There are a lot of other directions I can go from here, but I’m only going to highlight two more areas out of mercy for Johnson. The first is how he was against righties. I mentioned his numbers against lefties, which were very solid, and I mentioned his overall numbers, which were not so solid. I have faith you are smart enough to figure out what the difference had to have been. To say Johnson was roughed up by righties would be an understatement. Righties hit a Bonds-ian .357/.446/.607 against Johnson for a .433 wOBA. Want some context? I have some context. Among players with at least 130 plate appearances (righties had 131 plate appearances against Johnson), only Mike Trout and Christian Yelich bested that wOBA. Want some more context? I have some more context. Among the 432 pitchers who recorded at least 60 outs against righties (Johnson recorded 76), only three allowed higher wOBAs. It’s not great!

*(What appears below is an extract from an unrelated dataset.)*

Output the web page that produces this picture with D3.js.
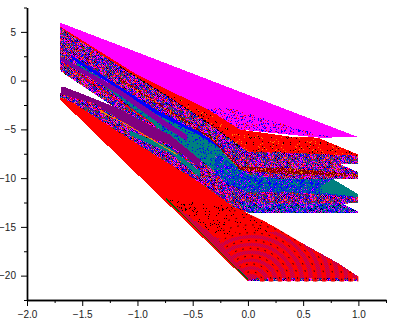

Finally, there is the health part of all of this. I mentioned at the very top here that Johnson has dealt with hell to get where he is, and a big part of that has been due to injury. Not all of those injuries have even been baseball-related, which was the case here as well. The lefty missed a significant chunk of time this year with what was originally just described as a “non-baseball medical issue” and later revealed to be an intestinal issue. He also missed time earlier in the year with elbow inflammation. It’s reasonable to believe these ailments and the resulting time missed — he threw only 14 innings in the first half of the year — played a role in his struggles throughout the year, though it’s impossible to quantify just how much of an effect they had.
The Big Question
Before this past season started, it was fair to wonder whether or not Johnson was going to make it through the season on the roster. He was solid in 2018, but there were some cracks showing and he was out of minor-league options. It wasn’t unreasonable to envision them needing his roster spot for someone else. He did, of course, make it through the year, but I wouldn’t say it was because of his versatility as much as it was just because they were so desperate for any sort of pitching. We’ll give this one a half-yes.
Johnson once again finds himself on the roster bubble, although things are more precarious this year. Not only is he coming off a much worse season, but the Red Sox also have guys like Ryan Weber, Hector Velázquez, Mike Shawaryn and Denyi Reyes on the 40-man who can serve as rotation depth and/or swing men. All of them have options remaining, too. That doesn’t even mention possibilities that do not currently hold a 40-man spot like Tanner Houck, Kyle Hart and potentially Bryan Mata in a best-care scenario. Johnson is not yet arbitration-eligible, but I wouldn’t be surprised if he is taken off the roster by the time Opening Day rolls around.